Räume machen Leute? Wie städtische Orte soziale Ungleichheit reproduzieren
Männer- und Frauen-Orte?
Ebenfalls in urbanen Raumstrukturen widergespiegelt und von diesen beeinflusst sind Geschlechterverhältnisse. Noch heute werden manche Orte mit Männlichkeit und andere mit Weiblichkeit assoziiert. Dahinter steht die Vorstellung, dass Orte aufgrund verschiedener Charakteristika für Männer bzw. Frauen geeignet oder eben ungeeignet sind.
Allein der Begriff „Frauen-Angsträume“ impliziert, dass die Problematik einerseits mit dem Frausein an sich und andererseits mit bestimmten Räumen zu tun habe und nicht etwa mit gesellschaftlichen Machtstrukturen.
Die dafür verantwortlich gemachten Eigenschaften eines Raumes sind aber nicht einfach naturgegeben und müssen auch nicht akzeptiert werden. Der städtische Raum ist ein gesellschaftliches Produkt und verleiht bereits vorhandenen sozialen Machtverhältnissen Ausdruck. Die räumliche Organisation des Geschlechterverhältnisses kommt vor allem von der räumlichen Trennung von (bezahlter, männlicher) Lohn- vs. (unbezahlter, weiblicher) Haushaltsarbeit, die es so vor allem seit der Industrialisierung gibt. Seither wurde und wird zum Teil noch immer das Weibliche mit häuslichen Privaträumen und das Männliche mit öffentlichen Räumen assoziiert. Diese Abgrenzung hat ganz konkrete Auswirkungen auf unsere Lebensrealitäten: Gerade im suburbanen und ländlichen Raum werden Frauen auf diese Weise deutlich in ihrer Mobilität eingeschränkt und so zum Teil von sozialen und Entfaltungsmöglichkeiten ausgegrenzt. Im städtischen Raum können sich Frauen bzw. weiblich gelesene Personen vor allem nachts nicht so (angst-)frei bewegen wie Männer, was sie in ihrer Selbstständigkeit und Mobilität erheblich einschränkt. Maßnahmen wie Frauenparkplätze oder Heimwegtelefone können zwar hilfreich sein, wirken aber lediglich symptombekämpfend und verstärken noch die Vorstellungen, die Sicherheitsprobleme lägen am Frausein oder den Orten selbst. Außerdem reflektiert diese Dichotomie eine klare Hierarchie zwischen den Geschlechtern und normalisiert sie.

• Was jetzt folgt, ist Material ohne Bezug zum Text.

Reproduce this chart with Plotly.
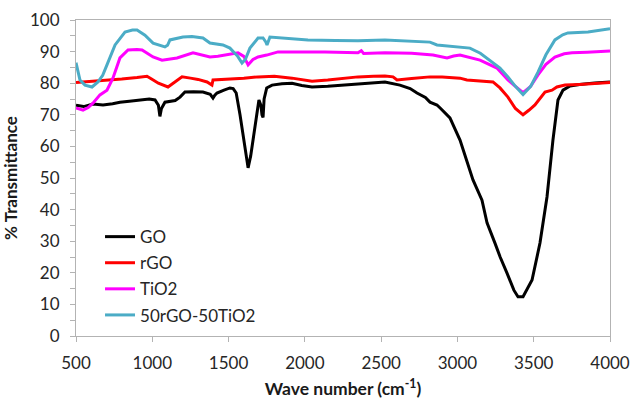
import plotly.graph_objects as go

# ---- data ----
go_x = [500, 550, 611, 677, 740, 788, 850, 919, 980, 1018, 1040, 1050, 1060, 1083, 1150, 1182, 1200, 1214, 1270, 1332,
        1380, 1398, 1410, 1424, 1470, 1509, 1530, 1550, 1575, 1600, 1615, 1628, 1645, 1673, 1686, 1699, 1712, 1719, 1726,
        1733, 1750, 1785, 1850, 1916, 1980, 2047, 2150, 2250, 2348, 2450, 2525, 2623, 2690, 2735, 2790, 2820, 2866, 2890,
        2918, 2951, 3017, 3102, 3161, 3194, 3246, 3280, 3325, 3370, 3397, 3430, 3489, 3541, 3587, 3626, 3659, 3692, 3738,
        3800, 3900, 4000]
go_y = [73, 72.6, 73.4, 73.1, 73.5, 74, 74.3, 74.7, 75, 74.7, 73, 69.5, 72, 74, 74.5, 75.6, 76.5, 77.2, 77.3, 77.2,
        76.5, 75.3, 76.2, 76.9, 77.8, 78.5, 78.3, 76.9, 70, 62, 56, 53.2, 57, 67, 71, 74.7, 73, 70, 69.2,
        75, 78.5, 79.4, 79.8, 80, 79.3, 78.8, 79, 79.4, 79.7, 80, 80.4, 79.4, 78.3, 76.9, 75.5, 74, 73.1, 72,
        70.6, 69, 62, 49.4, 43, 35.8, 29.4, 25, 19.9, 14.5, 12.4, 12.4, 17.7, 29.4, 44, 62, 74.7, 77.8, 79.1,
        79.6, 80.1, 80.4]

rgo_x = [500, 600, 700, 800, 900, 965, 990, 1040, 1103, 1150, 1195, 1250, 1300, 1359, 1391, 1398, 1450, 1509, 1600,
         1693, 1800, 1916, 2047, 2150, 2250, 2348, 2450, 2525, 2578, 2604, 2700, 2820, 2900, 3017, 3062, 3150, 3233,
         3279, 3331, 3380, 3430, 3470, 3508, 3574, 3620, 3652, 3705, 3800, 3900, 4000]
rgo_y = [80.2, 80.5, 80.9, 81.3, 81.8, 82.2, 81.5, 80, 78.8, 80.5, 82, 81.6, 81.2, 80.4, 79.4, 81, 81.1, 81.3, 81.6,
         82, 82.2, 81.6, 80.6, 81, 81.5, 82, 82.2, 82.3, 82, 81, 81.5, 82, 82, 81.6, 81, 80.8, 80.4,
         78.5, 75.6, 72, 70, 71.5, 73.1, 77.2, 77.8, 78.8, 79.4, 79.6, 79.8, 80.2]

tio2_x = [500, 520, 546, 580, 611, 657, 703, 742, 765, 788, 841, 900, 933, 970, 1005, 1064, 1162, 1267, 1378, 1430,
          1490, 1562, 1600, 1628, 1660, 1693, 1750, 1824, 1950, 2132, 2348, 2370, 2385, 2525, 2700, 2840, 2932, 2975,
          3017, 3148, 3259, 3331, 3380, 3430, 3480, 3528, 3580, 3639, 3700, 3751, 3850, 3920, 4000]
tio2_y = [72.2, 72, 71.5, 72.3, 73.7, 76.3, 77.8, 81.6, 85, 88, 90.5, 90.7, 90.5, 89.5, 88.3, 87.3, 88, 89.6, 88.3, 88.5,
          88.9, 89.6, 88.5, 85.8, 87.5, 88.3, 88.9, 89.9, 89.9, 89.9, 89.6, 90.3, 89.4, 89.6, 89.5, 88.9, 88, 88.6,
          88.9, 87.3, 84.8, 81, 79, 77, 79, 82.6, 86, 88.3, 89.3, 89.6, 89.8, 90, 90.2]

mix_x = [500, 526, 559, 605, 644, 675, 703, 756, 821, 870, 900, 952, 1005, 1050, 1083, 1100, 1116, 1201, 1260, 1332,
         1378, 1463, 1509, 1560, 1588, 1610, 1640, 1693, 1726, 1745, 1752, 1771, 1900, 2020, 2200, 2348, 2525, 2700,
         2820, 2866, 2971, 3082, 3150, 3213, 3279, 3331, 3380, 3430, 3480, 3528, 3580, 3639, 3690, 3724, 3856, 4000]
mix_y = [86.5, 81, 79.4, 78.8, 80.4, 82.5, 85.8, 92.1, 96.2, 96.8, 96.8, 95.2, 92.7, 92, 91.5, 92, 93.7, 94.6, 94.8, 94.3,
         92.7, 92.1, 91.1, 88.5, 86.4, 87.5, 91.1, 94.3, 94.3, 93, 92.1, 94.6, 94.2, 93.7, 93.5, 93.4, 93.7, 93.3,
         93, 92.1, 91.5, 91.1, 89.5, 87.3, 84.8, 82, 79, 76.4, 79, 83.5, 89, 93.7, 95.3, 95.9, 96.2, 97.2]

series = [
    ("GO", go_x, go_y, "#000000"),
    ("rGO", rgo_x, rgo_y, "#ff0000"),
    ("TiO2", tio2_x, tio2_y, "#ff00ff"),
    ("50rGO-50TiO2", mix_x, mix_y, "#4bacc6"),
]

FONT = "Lato, 'Open Sans', sans-serif"

fig = go.Figure()
for name, xs, ys, col in series:
    fig.add_trace(go.Scatter(x=xs, y=ys, mode="lines", name=name, legendgroup=name,
                             line=dict(color=col, width=3)))

axis_common = dict(showgrid=False, zeroline=False, showline=True, linecolor="#b3b3b3", linewidth=1,
                   mirror=True, ticks="outside", ticklen=5, tickcolor="#b3b3b3", automargin=False,
                   tickfont=dict(family=FONT, size=17, color="#262626"))

fig.update_layout(
    width=632, height=399,
    margin=dict(l=76, r=22, t=20, b=63),
    paper_bgcolor="white", plot_bgcolor="white",
    font=dict(family=FONT, size=17, color="#262626"),
    xaxis=dict(range=[500, 4000], dtick=500, tick0=500, ticklabelstandoff=7,
               title=dict(text="<b>Wave number (cm<sup>-1</sup>)</b>", font=dict(family=FONT, size=17.5, color="#1a1a1a"),
                          standoff=10),
               **axis_common),
    yaxis=dict(range=[0, 100], dtick=10, ticklabelstandoff=7,
               minor=dict(dtick=5, ticks="outside", ticklen=5, tickcolor="#b3b3b3"),
               title=dict(text="<b>% Transmittance</b>", font=dict(family=FONT, size=17, color="#1a1a1a"),
                          standoff=8),
               **axis_common),
    legend=dict(x=0.045, y=0.37, xanchor="left", yanchor="top", bgcolor="rgba(0,0,0,0)",
                font=dict(family=FONT, size=17, color="#262626"), tracegroupgap=1,
                traceorder="grouped"),
    showlegend=True,
)

fig.write_html("out.html")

Zum Glück hat sich diesbezüglich in den letzten Jahrzehnten einiges getan und es hat sich gezeigt: Strukturen und Raumkategorien sind durchaus veränderbar und flexibel. Heute sind auch Frauen berufstätig und (fast) genauso wie Männer im öffentlichen Raum unterwegs. Überwunden sind geschlechtsspezifische Raumkategorien aber noch lange nicht. Dafür müssen wir erst einsehen, dass soziale Machtstrukturen das Problem sind und nicht die Orte per se.